China: 'Two Tigers' (两只老虎, Liǎng zhī lǎohǔ) uses the same melody as 'Frère Jacques' — likely introduced during the early 20th century — with lyrics about two tigers with unusual physical characteristics. It demonstrates how melodies travel across cultures.
India: 'Lakdi Ki Kathi' (The Wooden Horse) from the 1983 film Masoom is one of the most beloved children's songs in India, combining simple Hindi vocabulary with a playful galloping rhythm.
France: 'Frère Jacques' (Are You Sleeping?) is arguably the most widely adapted children's song in history, with versions in dozens of languages. Its round/canon structure makes it pedagogically useful for teaching harmony.
Germany: 'Hänschen Klein' (Little Hans) has been a German nursery staple since 1850, with a simple waltz rhythm and a narrative arc about a boy who leaves home and returns. It is used to teach personal responsibility.
Spain: 'Los Pollitos Dicen' (The Little Chicks Say) is widely beloved across Latin America and Spain, teaching animal sounds and the concept of maternal care.

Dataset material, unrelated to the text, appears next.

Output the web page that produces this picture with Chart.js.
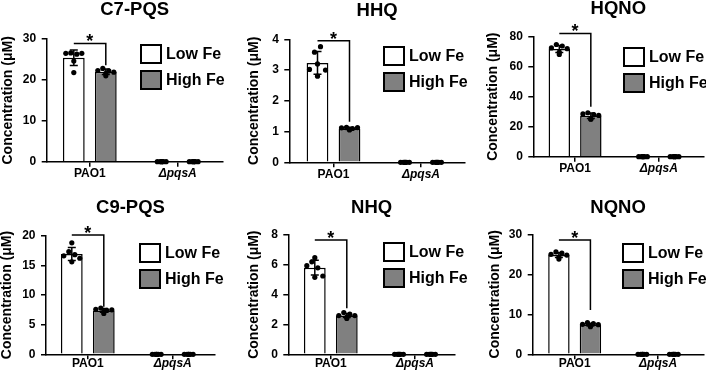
<!DOCTYPE html>
<html>
<head>
<meta charset="utf-8">
<script src="https://cdn.jsdelivr.net/npm/chart.js@4.4.1/dist/chart.umd.min.js"></script>
<style>
  html, body { margin: 0; padding: 0; background: #fff; }
  body { width: 706px; height: 375px; position: relative; overflow: hidden; font-family: 'Liberation Sans', Arial, sans-serif; }
  canvas { position: absolute; }
  .lg { position: absolute; font-weight: bold; font-size: 16px; color: #000; }
  .lg-item { display: flex; align-items: center; height: 20px; margin-bottom: 6px; white-space: nowrap; }
  .lg-box { width: 22px; height: 20px; border: 2px solid #000; box-sizing: border-box; margin-right: 4px; }
</style>
</head>
<body>
<script>
const groups = ['PAO1', 'ΔpqsA'];
const seriesNames = ['Low Fe', 'High Fe'];
const panelNames = ['C7-PQS', 'HHQ', 'HQNO', 'C9-PQS', 'NHQ', 'NQNO'];
const yMax  = [30, 4, 80, 20, 8, 30];
const yStep = [10, 1, 20, 5, 2, 10];

// bar heights (mean), per panel: [PAO1, ΔpqsA]
const lowMean  = [[25.4, 0], [3.23, 0], [71.8, 0], [16.9, 0], [5.81, 0], [24.8, 0]];
const highMean = [[22.0, 0], [1.10, 0], [27.3, 0], [7.40, 0], [2.60, 0], [7.43, 0]];
// error bars (SD)
const lowSD  = [[1.9, 0], [0.37, 0], [2.4, 0], [1.1, 0], [0.5, 0], [0.6, 0]];
const highSD = [[0.65, 0], [0.035, 0], [1.8, 0], [0.32, 0], [0.14, 0], [0.35, 0]];

// replicate points, per panel: [PAO1 x6, ΔpqsA x6]
const lowPts = [
  [[26.5, 26.6, 26.3, 26.5, 24.6, 21.8], [0, 0, 0, 0, 0, 0]],
  [[3.02, 3.58, 3.76, 3.0, 2.8, 3.2], [0, 0, 0, 0, 0, 0]],
  [[72.5, 74.8, 73.8, 72.0, 69.8, 68.2], [0, 0, 0, 0, 0, 0]],
  [[16.6, 17.3, 16.8, 16.2, 18.8, 15.6], [0, 0, 0, 0, 0, 0]],
  [[5.94, 6.2, 5.8, 5.25, 6.48, 5.16], [0, 0, 0, 0, 0, 0]],
  [[25.0, 25.6, 25.3, 24.8, 24.3, 23.8], [0, 0, 0, 0, 0, 0]]
];
const highPts = [
  [[22.3, 22.8, 22.2, 21.9, 21.0, 21.6], [0, 0, 0, 0, 0, 0]],
  [[1.12, 1.14, 1.10, 1.13, 1.05, 1.08], [0, 0, 0, 0, 0, 0]],
  [[28.5, 29.3, 28.0, 27.5, 25.2, 25.0], [0, 0, 0, 0, 0, 0]],
  [[7.6, 7.8, 7.4, 7.5, 7.2, 6.9], [0, 0, 0, 0, 0, 0]],
  [[2.6, 2.8, 2.7, 2.6, 2.5, 2.4], [0, 0, 0, 0, 0, 0]],
  [[7.5, 7.9, 7.7, 7.4, 7.2, 6.9], [0, 0, 0, 0, 0, 0]]
];
// significance bracket: [horizontal line, end of drop]
const bracket = [[28.9, 23.6], [3.95, 1.32], [82.2, 33.3], [20.1, 8.0], [7.66, 3.08], [28.6, 11.1]];

// layout (page pixels): canvas box, axis edges, category centres, title/legend spots
const layouts = [
  { left: 0,   top: 0,   w: 235, h: 187, L: 46.7,  R: 222.7, T: 39,    B: 161.7, c0: 89.8,  c1: 177.7, titleY: 9.5,   yTitleX: 8,     xPad: 0,  lgX: 140, lgY: 44 },
  { left: 235, top: 0,   w: 235, h: 187, L: 289.3, R: 465,   T: 39.3,  B: 162.3, c0: 333.5, c1: 421,   titleY: 10.8,  yTitleX: 254,   xPad: 0,  lgX: 383, lgY: 46 },
  { left: 470, top: 0,   w: 236, h: 187, L: 533.3, R: 706,   T: 36.7,  B: 156.7, c0: 575.7, c1: 660.7, titleY: 9.2,   yTitleX: 493.5, xPad: 0,  lgX: 623, lgY: 47 },
  { left: 0,   top: 190, w: 235, h: 185, L: 46,    R: 215,   T: 235.7, B: 354.3, c0: 87.8,  c1: 172.7, titleY: 208.3, yTitleX: 7.5,   xPad: -3, lgX: 139, lgY: 242.5 },
  { left: 235, top: 190, w: 235, h: 185, L: 288.3, R: 455,   T: 235,   B: 354.3, c0: 330.8, c1: 415,   titleY: 208.3, yTitleX: 254,   xPad: -3, lgX: 383, lgY: 242 },
  { left: 470, top: 190, w: 236, h: 185, L: 532.7, R: 706,   T: 234.3, B: 354.3, c0: 575.3, c1: 660,   titleY: 208.3, yTitleX: 495,   xPad: -3, lgX: 622, lgY: 243 }
];
const JITTER_PX = [-8, -3, 3, 8, 0, 0];
const JITTER_SCALE = [1, 0.55];   // points at zero sit in a tight row
const HALF_SLOT = 16;
const fills = ['#ffffff', '#808080'];

Chart.defaults.font.family = "'Liberation Sans', Arial, sans-serif";
Chart.defaults.color = '#000';

function annotate(p) {
  return {
    id: 'annotate' + p,
    afterDatasetDraw(chart, args) {
      const ds = chart.data.datasets[args.index];
      if (!ds.sd) return;
      const ctx = chart.ctx, ys = chart.scales.y;
      ctx.save();
      ctx.strokeStyle = '#000'; ctx.lineWidth = 1.5;
      args.meta.data.forEach((bar, i) => {
        const m = ds.data[i].y, s = ds.sd[i];
        if (!s) return;
        const y1 = ys.getPixelForValue(m + s), y2 = ys.getPixelForValue(m - s);
        ctx.beginPath();
        ctx.moveTo(bar.x, y1); ctx.lineTo(bar.x, y2);
        ctx.moveTo(bar.x - 4, y1); ctx.lineTo(bar.x + 4, y1);
        ctx.moveTo(bar.x - 4, y2); ctx.lineTo(bar.x + 4, y2);
        ctx.stroke();
      });
      ctx.restore();
    },
    afterDraw(chart) {
      const [top, drop] = bracket[p];
      const a = chart.getDatasetMeta(0).data[0], b = chart.getDatasetMeta(1).data[0];
      const ys = chart.scales.y, y1 = ys.getPixelForValue(top), y2 = ys.getPixelForValue(drop);
      const ctx = chart.ctx;
      ctx.save();
      ctx.strokeStyle = '#000'; ctx.lineWidth = 1.5;
      ctx.beginPath();
      ctx.moveTo(a.x, y1); ctx.lineTo(b.x, y1); ctx.lineTo(b.x, y2);
      ctx.stroke();
      ctx.fillStyle = '#000';
      ctx.font = "bold 18px 'Liberation Sans', Arial, sans-serif";
      ctx.textAlign = 'center'; ctx.textBaseline = 'alphabetic';
      ctx.fillText('*', (a.x + b.x) / 2, y1 + 4);
      ctx.restore();
    }
  };
}

layouts.forEach((lay, p) => {
  const cv = document.createElement('canvas');
  cv.width = lay.w; cv.height = lay.h;
  cv.style.left = lay.left + 'px'; cv.style.top = lay.top + 'px';
  document.body.appendChild(cv);

  const unit = lay.c1 - lay.c0;
  const xmin = (lay.L - lay.c0) / unit, xmax = (lay.R - lay.c0) / unit;
  const tSize = 18.5, lh = tSize * 1.2;
  const tTop = lay.titleY - lay.top - lh / 2;
  const tBot = lay.T - lay.top - tTop - lh;
  const pts = (arr, side) => arr.flatMap((vals, g) =>
    vals.map((v, k) => ({ x: g + (side * HALF_SLOT + JITTER_PX[k] * JITTER_SCALE[g]) / unit, y: v })));
  const barDs = (i, means, sd) => ({
    label: seriesNames[i],
    data: groups.map((_, g) => ({ x: g, y: means[g] })),
    sd: sd,
    backgroundColor: fills[i], borderColor: '#000', borderWidth: 1.5,
    categoryPercentage: 4 * HALF_SLOT / unit, barPercentage: 0.68,
    order: 1
  });
  const dotDs = (data) => ({
    type: 'scatter', data: data, clip: false,
    pointRadius: 2.6, pointHoverRadius: 2.6,
    backgroundColor: '#000', borderWidth: 0, order: 0
  });
  const axisLine = {
    grid: { drawOnChartArea: false, offset: false, color: '#000', lineWidth: 1.5, tickLength: 5 },
    border: { color: '#000', width: 1.5 }
  };

  new Chart(cv, {
    type: 'bar',
    data: {
      datasets: [
        barDs(0, lowMean[p], lowSD[p]),
        barDs(1, highMean[p], highSD[p]),
        dotDs(pts(lowPts[p], -1)),
        dotDs(pts(highPts[p], 1))
      ]
    },
    options: {
      responsive: false, animation: false,
      layout: { padding: { left: 0, top: 0, bottom: 0, right: lay.left + lay.w - lay.R } },
      plugins: {
        legend: { display: false },
        tooltip: { enabled: false },
        title: {
          display: true, text: panelNames[p], fullSize: false, color: '#000',
          font: { size: tSize, weight: 'bold' },
          padding: { top: tTop, bottom: tBot }
        }
      },
      scales: {
        x: {
          type: 'linear', min: xmin, max: xmax, offset: false,
          afterBuildTicks: s => { s.ticks = groups.map((_, g) => ({ value: g })); },
          afterFit: s => { s.height = lay.top + lay.h - lay.B; },
          ticks: {
            color: '#000', padding: lay.xPad, autoSkip: false, maxRotation: 0,
            callback: v => groups[v],
            font: c => ({ size: 12, weight: 'bold', style: c.index === 1 ? 'italic' : 'normal' })
          },
          ...axisLine
        },
        y: {
          min: 0, max: yMax[p],
          afterFit: s => { s.width = lay.L - lay.left; },
          ticks: { stepSize: yStep[p], color: '#000', padding: 5.5, font: { size: 12, weight: 'bold' } },
          title: {
            display: true, text: 'Concentration (μM)', color: '#000',
            font: { size: 14, weight: 'bold' },
            padding: { top: lay.yTitleX - lay.left - 8.4, bottom: 0 }
          },
          ...axisLine
        }
      }
    },
    plugins: [annotate(p)]
  });

  const lg = document.createElement('div');
  lg.className = 'lg';
  lg.style.left = lay.lgX + 'px'; lg.style.top = lay.lgY + 'px';
  seriesNames.forEach((name, i) => {
    const item = document.createElement('div');
    item.className = 'lg-item';
    const box = document.createElement('span');
    box.className = 'lg-box';
    box.style.background = fills[i];
    const txt = document.createElement('span');
    txt.textContent = name;
    item.appendChild(box); item.appendChild(txt);
    lg.appendChild(item);
  });
  document.body.appendChild(lg);
});
</script>
</body>
</html>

South Africa: 'Nkosi Sikelel' iAfrica' began as a hymn but its melody has permeated children's choral traditions across southern Africa. Simpler children's songs like 'Thula Thula' (Zulu lullaby) are part of a rich oral tradition.

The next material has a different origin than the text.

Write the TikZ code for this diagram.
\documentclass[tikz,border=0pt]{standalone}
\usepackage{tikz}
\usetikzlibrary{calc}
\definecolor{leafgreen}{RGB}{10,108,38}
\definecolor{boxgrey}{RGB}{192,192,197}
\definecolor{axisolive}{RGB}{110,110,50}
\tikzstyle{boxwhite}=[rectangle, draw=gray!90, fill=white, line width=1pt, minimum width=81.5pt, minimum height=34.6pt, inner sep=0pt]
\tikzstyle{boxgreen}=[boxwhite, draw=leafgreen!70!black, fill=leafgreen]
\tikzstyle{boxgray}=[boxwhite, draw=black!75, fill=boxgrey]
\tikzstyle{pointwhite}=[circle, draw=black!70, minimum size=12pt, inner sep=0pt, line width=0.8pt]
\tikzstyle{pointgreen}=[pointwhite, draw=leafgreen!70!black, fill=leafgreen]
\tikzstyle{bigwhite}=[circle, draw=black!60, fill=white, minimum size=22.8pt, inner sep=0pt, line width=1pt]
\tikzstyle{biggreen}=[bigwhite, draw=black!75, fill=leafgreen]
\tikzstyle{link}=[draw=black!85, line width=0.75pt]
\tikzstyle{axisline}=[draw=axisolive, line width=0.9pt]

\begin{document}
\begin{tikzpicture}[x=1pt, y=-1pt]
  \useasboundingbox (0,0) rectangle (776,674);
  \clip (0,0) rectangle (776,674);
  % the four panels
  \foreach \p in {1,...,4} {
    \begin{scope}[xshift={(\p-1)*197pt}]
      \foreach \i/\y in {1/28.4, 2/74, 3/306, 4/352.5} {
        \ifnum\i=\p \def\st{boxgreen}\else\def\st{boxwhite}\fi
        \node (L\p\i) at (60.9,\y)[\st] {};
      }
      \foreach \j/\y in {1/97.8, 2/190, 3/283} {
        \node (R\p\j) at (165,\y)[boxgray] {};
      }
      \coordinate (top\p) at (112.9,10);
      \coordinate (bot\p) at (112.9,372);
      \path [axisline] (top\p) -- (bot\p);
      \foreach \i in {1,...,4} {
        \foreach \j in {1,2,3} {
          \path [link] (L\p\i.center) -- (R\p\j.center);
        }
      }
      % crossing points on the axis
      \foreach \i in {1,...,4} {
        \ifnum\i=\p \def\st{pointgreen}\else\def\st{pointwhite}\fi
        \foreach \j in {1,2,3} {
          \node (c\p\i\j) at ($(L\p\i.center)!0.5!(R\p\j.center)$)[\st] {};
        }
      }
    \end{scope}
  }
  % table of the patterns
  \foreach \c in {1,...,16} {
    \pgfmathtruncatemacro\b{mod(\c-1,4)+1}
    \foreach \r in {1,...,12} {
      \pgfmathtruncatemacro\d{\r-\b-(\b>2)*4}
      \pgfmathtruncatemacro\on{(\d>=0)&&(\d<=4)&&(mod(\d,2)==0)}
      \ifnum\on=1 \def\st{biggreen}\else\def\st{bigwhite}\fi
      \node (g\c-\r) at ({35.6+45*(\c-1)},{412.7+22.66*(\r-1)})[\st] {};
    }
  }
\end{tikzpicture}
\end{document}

Ghana: The Akan tradition features call-and-response children's songs used in games and storytelling, with complex polyrhythmic clapping patterns that develop children's rhythmic intelligence from an early age.
Incorporating songs from diverse cultures into early childhood classrooms does more than celebrate diversity — it expands children's musical vocabulary, introduces new scales and rhythms, and challenges the assumption that Western tonal music is the 'default.' Research on multicultural music education shows that children exposed to diverse musical traditions develop greater phonological flexibility and stronger cross-cultural empathy.
Practical starting point: introduce one song from a new culture per month. Learn basic context (where, what the words mean, how it's traditionally sung) and teach a few words of the language. The combination of music and language is an exceptionally powerful entry point to cultural learning.